# How to clean a KING



## creekrocket (Jul 21, 2011)




----------



## grouper sandwich (Jul 21, 2011)

He's too slow and his knife is obviously dull! LOL


----------



## florida boy (Jul 21, 2011)

Thats alot of catfood !


----------



## stev (Jul 21, 2011)

good looking shark baits


----------



## FishinMech (Jul 21, 2011)

Where did he catch them smokers at.


----------



## OleCountryBoy (Jul 22, 2011)

Yup, catfood or chum block take your pick.  I've tried 'em just about every way you can cook 'em and I can't choke it down.


----------



## pine nut (Jul 22, 2011)

Try punching out the medalions after cutting steaks.  Then put the medalions (the circular white meat, when the steaks are cut crossways off the fillets, and no red or dark meat!) together and make it w into a circle like a ribeye steak.  Wrap it with bacon around the edge, and keep it together with toothpics.  Place on the charcoal grill and baste with lemon juice and butter.  Try some Heinz 57 on it as it gets done.  don't overcook it either.  Pretty good to me!


----------



## applejuice (Jul 22, 2011)

Im surpised he doesnt have any nubs on his hand. 
Thats quick hands right there


----------



## tjchurch (Jul 22, 2011)

Bait.


----------



## OleCountryBoy (Jul 22, 2011)

pine nut said:


> Try punching out the medalions after cutting steaks.  Then put the medalions (the circular white meat, when the steaks are cut crossways off the fillets, and no red or dark meat!) together and make it w into a circle like a ribeye steak.  Wrap it with bacon around the edge, and keep it together with toothpics.  Place on the charcoal grill and baste with lemon juice and butter.  Try some Heinz 57 on it as it gets done.  don't overcook it either.  Pretty good to me!

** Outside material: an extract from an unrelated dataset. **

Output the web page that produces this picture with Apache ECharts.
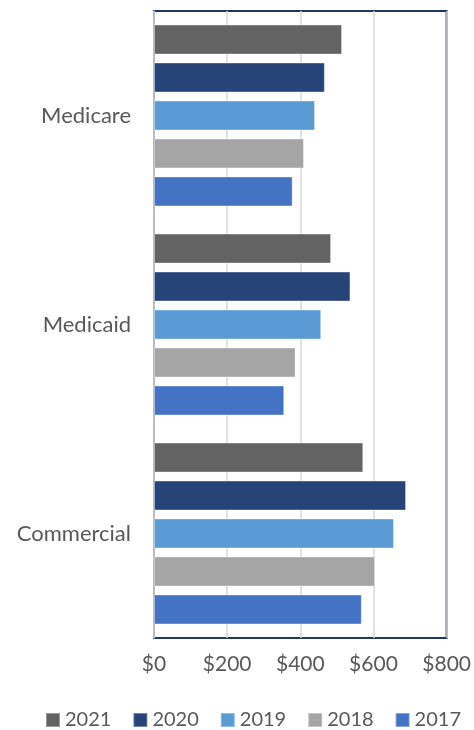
<!DOCTYPE html>
<html>
<head>
<meta charset="utf-8">
<script src="https://cdn.jsdelivr.net/npm/echarts@6/dist/echarts.min.js"></script>
<style>
  html, body { margin: 0; padding: 0; background: #fff; }
  #chart { width: 474px; height: 730px; }
</style>
</head>
<body>
<div id="chart"></div>
<script>
// categories bottom -> top
var categories = ["Commercial", "Medicaid", "Medicare"];
// years, top bar -> bottom bar inside each group
var years = ["2021", "2020", "2019", "2018", "2017"];
// values per year, same order as categories
var v2017 = [568, 356, 379];
var v2018 = [604, 387, 410];
var v2019 = [656, 457, 440];
var v2020 = [689, 537, 467];
var v2021 = [572, 484, 514];
var xTicks = [0, 200, 400, 600, 800];

var colors = {
  "2021": "#636363",
  "2020": "#264478",
  "2019": "#5b9bd5",
  "2018": "#a5a5a5",
  "2017": "#4472c4"
};
var values = { "2017": v2017, "2018": v2018, "2019": v2019, "2020": v2020, "2021": v2021 };

var chart = echarts.init(document.getElementById("chart"));

var seriesData = [];
for (var i = 0; i < years.length; i++) {
  var y = years[i];
  seriesData.push({
    name: y,
    type: "bar",
    data: values[y],
    barGap: "27%",
    barCategoryGap: "13%",
    itemStyle: {
      color: colors[y],
      borderColor: "rgba(255,255,255,0.35)",
      borderWidth: 1
    }
  });
}

var option = {
  animation: false,
  textStyle: { fontFamily: "Lato" },
  grid: {
    left: 154,
    right: 27,
    top: 11,
    bottom: 92,
    show: true,
    borderColor: "#1f3864",
    borderWidth: 2,
    containLabel: false
  },
  legend: {
    data: years,
    left: 45,
    top: 710,
    width: 429,
    padding: 0,
    itemWidth: 14,
    itemHeight: 14,
    itemGap: 21,
    icon: "rect",
    textStyle: { fontSize: 20, color: "#595959", fontFamily: "Lato" }
  },
  xAxis: {
    type: "value",
    min: xTicks[0],
    max: xTicks[xTicks.length - 1],
    interval: 200,
    axisLine: { show: false },
    axisTick: { show: false },
    splitLine: { show: true, lineStyle: { color: "#d9d9d9", width: 1.5 } },
    axisLabel: {
      margin: 16,
      fontSize: 21,
      color: "#595959",
      formatter: function (v) { return "$" + v; }
    }
  },
  yAxis: {
    type: "category",
    data: categories,
    axisLine: { show: true, lineStyle: { color: "#bfbfbf", width: 1.5 } },
    axisTick: { show: false },
    axisLabel: { margin: 23, fontSize: 22, color: "#595959" }
  },
  series: seriesData
};

chart.setOption(option);
window.addEventListener("resize", function () {
  chart.resize();
});
</script>
</body>
</html>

I guess if you put enough heinz 57, bacon, lemon juice and butter on a fillet of just about anything you can eat it.  I guess i've never been that hungry.  I got some Thai friends that love 'em, so they get all the spanish and kings that hit my deck.


----------



## GoSic'm (Jul 23, 2011)

pine nut said:


> Try punching out the medalions after cutting steaks.  Then put the medalions (the circular white meat, when the steaks are cut crossways off the fillets, and no red or dark meat!) together and make it w into a circle like a ribeye steak.  Wrap it with bacon around the edge, and keep it together with toothpics.  Place on the charcoal grill and baste with lemon juice and butter.  Try some Heinz 57 on it as it gets done.  don't overcook it either.  Pretty good to me!



I've heard dog poop's not too bad prepared that same way


----------



## Shamrock Fisher (Jul 23, 2011)

Smoke em and then make fish dip out of em. Best way to eat the things.


----------



## oldenred (Jul 23, 2011)

I found a recipe that works well.

cut them into cubes. wrap with bacon and skewer. let em cook on the grill and when the bacon starts to get crispy coat them in sweet baby rays and let it glaze, coat again a couple mins before you take em off. believe it or not they taste pretty dang good like this! but I still don't recommend eating alot of kings because of the high merc content they have and would also recommend only eating the smaller ones under 25lbs


----------



## Shamrock Fisher (Jul 23, 2011)

Dog dookey would probably be good doctored up like that. LOL


----------



## oldenred (Jul 23, 2011)

Shamrock Fisher said:


> Dog dookey would probably be good doctored up like that. LOL



I'll let you go first!


----------



## robinsonfam1 (Aug 1, 2011)

blackened is good. 

smaller ones we clean out, de-head, stuff full of garlic, butter, and my wifes hebs garden goodies thats ripe. wrap up into a foil boat sealed. cook on a grill, low flame, let em simmer in the butter etc....pull, peel the foil and skin comes with the foil, bones come out like a cartoon. eat with lemon and enjoy!
same with spanish. but yes, the darker the meat the nastier they become. thankfully we dont keep too many of thems kings critters


----------



## Rock-hard (Aug 1, 2011)

I have eaten plenty of king. It sure can't be worse than the nasty tasting snapper I recently eat. I caught some red snapper & bliners in Venice, LA.  They were real strong and fishy tasting. I gave the bliners to the dogs and most of the snapper. I have never had snapper that tasted like that. I will take kings any day over the way those tasted. 

I wish I could clean fish like that dude. Man he can get down on them.


----------



## rhbama3 (Aug 2, 2011)

If you like fish chowder or gumbo, a king for it is hard to beat. The key is to remove all of the lateral line( dark or red meat).


----------